Aus — The elderly Sara Plaatjies who farms at Tsachanabis, near Aus, in Karas inherited the farm after her husband, Jan Plaatjies, who was the beneficiary, died.
However, she cannot do much on the farm, as the farm is still in the name of her late husband, who died in 2001, shortly after receiving the farm.
The 10 554-ha farm is divided in two units of which 5 260 ha belongs to the Plaatjies family.
Tsachanabis was bought in 1997 but the farm was only handed over in 2001, hence the extreme dilapidation of the farm infrastructure.
"Since we came here we are trying to fix the water infrastructure, as well as the house, that was in a bad state," the elderly widow related.
She said everything was stolen when they arrived at the farm, four years after it was purchased.
"Everything was stolen, machines, fences - and the fences are still down, since we came 11 years ago," Plaatjies said.
The widow cannot even get an Agribank loan, as the farm is still in the name of her late husband, Jan.

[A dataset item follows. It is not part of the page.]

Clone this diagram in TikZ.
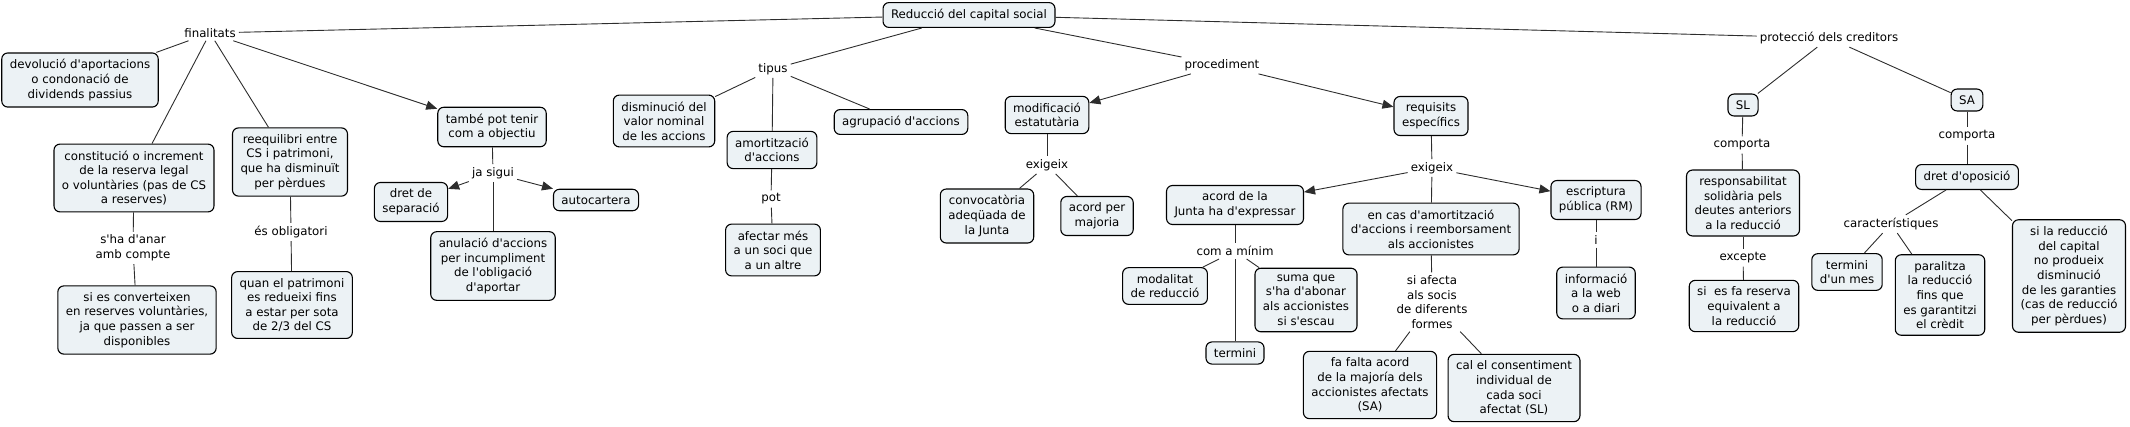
\documentclass[tikz,border=0pt]{standalone}
\usepackage{fontspec}
\setmainfont{DejaVu Sans}[Ligatures=TeXOff]
\usetikzlibrary{arrows.meta}

\definecolor{conceptfill}{RGB}{236,242,245}
\definecolor{linkgray}{RGB}{45,45,45}
\tikzset{
	concept/.style={draw=black, line width=1.1pt, fill=conceptfill, rounded corners=6pt, align=center, inner xsep=8pt, inner ysep=6.5pt},
	phrase/.style={align=center, inner sep=3pt},
	link/.style={draw=linkgray, line width=0.9pt},
	linkto/.style={link, -{Triangle[length=11pt,width=9pt]}},
}

\begin{document}
\begin{tikzpicture}[x=1pt, y=-1pt, every node/.style={font=\fontsize{11.8}{14.6}\selectfont}]
	\useasboundingbox (0,0) rectangle (2130,426);
	\node[concept] (root) at (969,15) {Reducció del capital social};
	% finalitats
	\node[phrase] (fin) at (210,33) {finalitats};
	\node[concept] (devol) at (80,80) {devolució d'aportacions\\o condonació de\\dividends passius};
	\node[concept] (consti) at (134,178) {constitució o increment\\de la reserva legal\\o voluntàries (pas de CS\\a reserves)};
	\node[concept] (reeq) at (290,162) {reequilibri entre\\CS i patrimoni,\\que ha disminuït\\per pèrdues};
	\node[phrase] (anar) at (133,248) {s'ha d'anar\\amb compte};
	\node[concept] (conv) at (137,320) {si es converteixen\\en reserves voluntàries,\\ja que passen a ser\\disponibles};
	\node[phrase] (oblig) at (291,232) {és obligatori};
	\node[concept] (quan) at (292,305) {quan el patrimoni\\es redueixi fins\\a estar per sota\\de 2/3 del CS};
	\node[concept] (tambe) at (492,127) {també pot tenir\\com a objectiu};
	\node[phrase] (jasigui) at (493,173) {ja sigui};
	\node[concept] (dret) at (411,202) {dret de\\separació};
	\node[concept] (autoc) at (596,200) {autocartera};
	\node[concept] (anul) at (493,266) {anulació d'accions\\per incumpliment\\de l'obligació\\d'aportar};
	% tipus
	\node[phrase] (tipus) at (773,69) {tipus};
	\node[concept] (dismin) at (664,121) {disminució del\\valor nominal\\de les accions};
	\node[concept] (amort) at (772,150) {amortització\\d'accions};
	\node[concept] (agrup) at (901,122) {agrupació d'accions};
	\node[phrase] (pot) at (771,199) {pot};
	\node[concept] (afectar) at (773,250) {afectar més\\a un soci que\\a un altre};
	% procediment
	\node[phrase] (proc) at (1222,65) {procediment};
	\node[concept] (modif) at (1047,115) {modificació\\estatutària};
	\node[phrase] (exigA) at (1047,165) {exigeix};
	\node[concept] (convoc) at (987,216) {convocatòria\\adeqüada de\\la Junta};
	\node[concept] (majoria) at (1097,216) {acord per\\majoria};
	\node[concept] (requis) at (1431,116) {requisits\\específics};
	\node[phrase] (exigB) at (1432,168) {exigeix};
	\node[concept] (junta) at (1235,205) {acord de la\\Junta ha d'expressar};
	\node[phrase] (minim) at (1235,251) {com a mínim};
	\node[concept] (modal) at (1165,286) {modalitat\\de reducció};
	\node[concept] (suma) at (1306,300) {suma que\\s'ha d'abonar\\als accionistes\\si s'escau};
	\node[concept] (termini) at (1235,353) {termini};
	\node[concept] (encas) at (1431,229) {en cas d'amortització\\d'accions i reemborsament\\als accionistes};
	\node[phrase] (siafecta) at (1432,302) {si afecta\\als socis\\de diferents\\formes};
	\node[concept] (fafalta) at (1370,385) {fa falta acord\\de la majoría dels\\accionistes afectats\\(SA)};
	\node[concept] (cal) at (1514,388) {cal el consentiment\\individual de\\cada soci\\afectat (SL)};
	\node[concept] (escrip) at (1596,200) {escriptura\\pública (RM)};
	\node[phrase] (ilab) at (1596,240) {i};
	\node[concept] (info) at (1596,293) {informació\\a la web\\o a diari};
	% proteccio dels creditors
	\node[phrase] (prot) at (1829,38) {protecció dels creditors};
	\node[concept] (sl) at (1743,105) {SL};
	\node[phrase] (compSL) at (1742,145) {comporta};
	\node[concept] (resp) at (1743,203) {responsabilitat\\solidària pels\\deutes anteriors\\a la reducció};
	\node[phrase] (excepte) at (1743,258) {excepte};
	\node[concept] (reserva) at (1744,306) {si\ \ es fa reserva\\equivalent a\\la reducció};
	\node[concept] (sa) at (1967,100) {SA};
	\node[phrase] (compSA) at (1967,136) {comporta};
	\node[concept] (oposi) at (1967,177) {dret d'oposició};
	\node[phrase] (caract) at (1891,224) {característiques};
	\node[concept] (mes) at (1847,272) {termini\\d'un mes};
	\node[concept] (paral) at (1940,295) {paralitza\\la reducció\\fins que\\es garantitzi\\el crèdit};
	\node[concept] (sired) at (2069,276) {si la reducció\\del capital\\no produeix\\disminució\\de les garanties\\(cas de reducció\\per pèrdues)};

	\draw[link] (root) -- (fin);
	\draw[link] (fin) -- (devol);
	\draw[link] (fin) -- (consti);
	\draw[link] (fin) -- (reeq);
	\draw[linkto] (fin) -- (tambe);
	\draw[link] (consti) -- (anar);
	\draw[link] (anar) -- (conv);
	\draw[link] (reeq) -- (oblig);
	\draw[link] (oblig) -- (quan);
	\draw[link] (tambe) -- (jasigui);
	\draw[linkto] (jasigui) -- (dret);
	\draw[linkto] (jasigui) -- (autoc);
	\draw[link] (jasigui) -- (anul);

	\draw[link] (root) -- (tipus);
	\draw[link] (tipus) -- (dismin);
	\draw[link] (tipus) -- (amort);
	\draw[link] (tipus) -- (agrup);
	\draw[link] (amort) -- (pot);
	\draw[link] (pot) -- (afectar);

	\draw[link] (root) -- (proc);
	\draw[linkto] (proc) -- (modif);
	\draw[linkto] (proc) -- (requis);
	\draw[link] (modif) -- (exigA);
	\draw[link] (exigA) -- (convoc);
	\draw[link] (exigA) -- (majoria);
	\draw[link] (requis) -- (exigB);
	\draw[linkto] (exigB) -- (junta);
	\draw[linkto] (exigB) -- (escrip);
	\draw[link] (exigB) -- (encas);
	\draw[link] (junta) -- (minim);
	\draw[link] (minim) -- (modal);
	\draw[link] (minim) -- (suma);
	\draw[link] (minim) -- (termini);
	\draw[link] (encas) -- (siafecta);
	\draw[link] (siafecta) -- (fafalta);
	\draw[link] (siafecta) -- (cal);
	\draw[link] (escrip) -- (ilab);
	\draw[link] (ilab) -- (info);

	\draw[link] (root) -- (prot);
	\draw[link] (prot) -- (sl);
	\draw[link] (prot) -- (sa);
	\draw[link] (sl) -- (compSL);
	\draw[link] (compSL) -- (resp);
	\draw[link] (resp) -- (excepte);
	\draw[link] (excepte) -- (reserva);
	\draw[link] (sa) -- (compSA);
	\draw[link] (compSA) -- (oposi);
	\draw[link] (oposi) -- (caract);
	\draw[link] (caract) -- (mes);
	\draw[link] (caract) -- (paral);
	\draw[link] (oposi) -- (sired);
\end{tikzpicture}
\end{document}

"If I can at least manage to get the farm on one of my two sons' names, so that we can apply for loans and start making use of the farm," she said wishfully.
Her two sons are employed and they help their mother partly, but they cannot really sustain the farm
Plaatjies receives a monthly old-age pension, which is the livelihood of her household.
According to Plaatjies, Ministry of Lands and Resettlement officials came to the farm and made a list of all the broken equipment but to date nothing has been done.
She only owns about 60 goats, which are daily threatened by jackals and thieves.
Aaron Claasen owns the second unit, but the part-time farmer was not at the farm at the time of the New Era visit.
Attempts to get hold of him were unsuccessful but his workers said that the farmer has to "fix" his water on his own, as many other resettlement farmers do.
He owns 90 goats and 13 cattle. Claasen initially came with 400 goats and 17 cattle, but had to sell them off over years.
It is not clear why he sold more than half of his flock.